Tuesday, June 14, 2005

WIMBLEDON CALLING

The clay court battles are put to a halt with the All England Lawn Tennis Championships round the corner where thankfully we are going to see tennis of the serve and volley variety. Of course, there are very few genuine grass court players in the game today. In the men there is Federer who can put the French Open disappointments behind him and renew the hold on the famous trophy for another year. Pete Sampras was the last of the grass court greats. Tim Henman was a good prospect for a championship as his game suited the grass. Unfortunately, in his prime he had to cross swords i.e., racquets with Pistol Pete. Very few can forget the loss of the Brit to Goran Ivanisevic that ultimately gave the Croat the chance to make peace by having the trophy. This year he does not seem to have any chance especially after the poor show at Stella Artois. Don't count out the Roddicks and the Hewitts. It is sad but true that Agassi is finally showing signs of an aged body.


Among the ladies, we can look forward to a new winner this time round with the Americans coming back stronger after the French Open. However, there are no such clear front runners with the Williams sisters on the downhill.

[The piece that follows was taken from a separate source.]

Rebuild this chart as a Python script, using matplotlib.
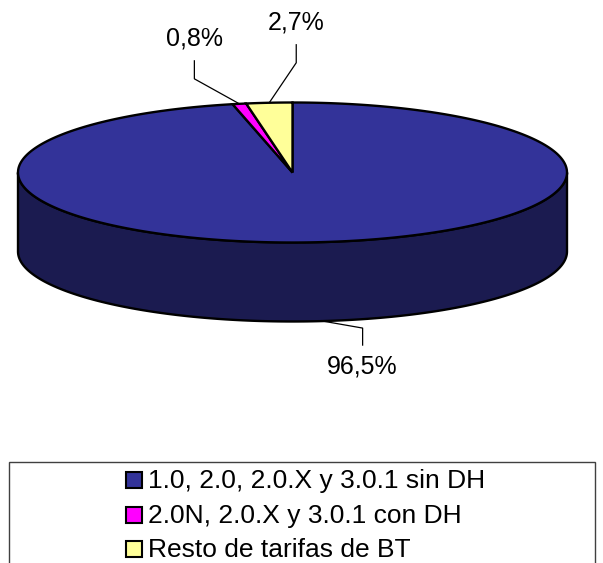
import numpy as np
import matplotlib.pyplot as plt
from matplotlib.patches import Polygon, Rectangle

# datos del grafico
categorias = ["1.0, 2.0, 2.0.X y 3.0.1 sin DH",
              "2.0N, 2.0.X y 3.0.1 con DH",
              "Resto de tarifas de BT"]
valores = [96.5, 0.8, 2.7]
etiquetas = ["96,5%", "0,8%", "2,7%"]
colores = ["#333399", "#FF00FF", "#FFFF99"]

# geometria del pastel (pixeles)
CX, CY = 292.5, 172.5
RX, RY = 274.5, 70.0
PROF = 79.0


def Punto(ang, dy=0.0):
    """Punto del borde de la elipse, angulo en grados desde arriba, horario."""
    t = np.radians(ang)
    return CX + RX * np.sin(t), CY - RY * np.cos(t) + dy


def Oscuro(color, f=0.5):
    c = np.array(plt.matplotlib.colors.to_rgb(color))
    return tuple(c * f)


def Graficar():
    fig = plt.figure(figsize=(6.03, 5.63), dpi=100)
    ax = fig.add_axes([0, 0, 1, 1])
    ax.set_xlim(0, 603)
    ax.set_ylim(563, 0)
    ax.axis('off')

    total = float(sum(valores))
    angs = np.cumsum([0] + [v / total * 360.0 for v in valores])

    # pared lateral (solo la mitad delantera)
    for i in range(len(valores)):
        a0 = max(angs[i], 90.0)
        a1 = min(angs[i + 1], 270.0)
        if a1 <= a0:
            continue
        th = np.linspace(a0, a1, 200)
        arriba = [Punto(a) for a in th]
        abajo = [Punto(a, PROF) for a in th[::-1]]
        ax.add_patch(Polygon(arriba + abajo, closed=True,
                             facecolor=Oscuro(colores[i], 0.52),
                             edgecolor='black', linewidth=1.7, zorder=1))

    # caras superiores
    for i in range(len(valores)):
        th = np.linspace(angs[i], angs[i + 1], 400)
        pts = [(CX, CY)] + [Punto(a) for a in th]
        ax.add_patch(Polygon(pts, closed=True, facecolor=colores[i],
                             edgecolor='black', linewidth=1.7,
                             joinstyle='miter', zorder=2))

    # etiquetas con lineas guia
    # (dx, dy) de la etiqueta respecto al punto medio del arco
    desp = [(40, 45), (-45, -65), (27, -80)]
    for i in range(len(valores)):
        am = (angs[i] + angs[i + 1]) / 2.0
        if 90 < am < 270:
            x0, y0 = Punto(am, PROF)
        else:
            x0, y0 = Punto(am)
        tx, ty = x0 + desp[i][0], y0 + desp[i][1]
        if ty > y0:
            codo = ty - 38
            fin = ty - 21
            ax.plot([x0, tx, tx], [y0, codo, fin], color='black', lw=0.9, zorder=3)
        else:
            codo = ty + 40
            fin = ty + 22
            ax.plot([x0, tx, tx], [y0, codo, fin], color='black', lw=0.9, zorder=3)
        ax.text(tx, ty, etiquetas[i], fontsize=18, family='Liberation Sans',
                ha='center', va='center', zorder=4)

    # leyenda
    ax.add_patch(Rectangle((9, 461.5), 586, 120, facecolor='white',
                           edgecolor='#404040', linewidth=1.0, clip_on=False, zorder=5))
    for i, nom in enumerate(categorias):
        yc = 480 + i * 34.5
        ax.add_patch(Rectangle((125.5, yc - 8), 16, 16, facecolor=colores[i],
                               edgecolor='black', linewidth=1.5, zorder=6))
        ax.text(148, yc + 1, nom, fontsize=19, family='Liberation Sans',
                ha='left', va='center', zorder=6)

    fig.savefig("out.png", dpi=100)


def main():
    Graficar()


if __name__ == "__main__":
    main()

What prompted me to write is the past finals of the Championships being shown on ESPNSTARSPORTS. Great finals involving the likes of Arthur Ashe, Bjorn Borg, John McEnroe and Boris Becker made me go into the past. It was not until 1987 that I could watch the finals live. So the telecasts before the start of this year's tournament are a feast. The style of play is entirely different from most of the players of today. The charging to the net after the serve and the volleys seemed out of this world. We are more accustomed to baseline rallies with hard hit shots interspersed by a few drop shots. Of course, Wimbledon will not mourn the absence of top clay courters. They always have this knack of suffering injuries just on the eve of Wimbledon. If my memory serves me right, then it is precisely to accommodate such players that the number of seeds in the grand slams was increased to thirty two from the previous sixteen.
All in all, a nice couple of weeks in the offing.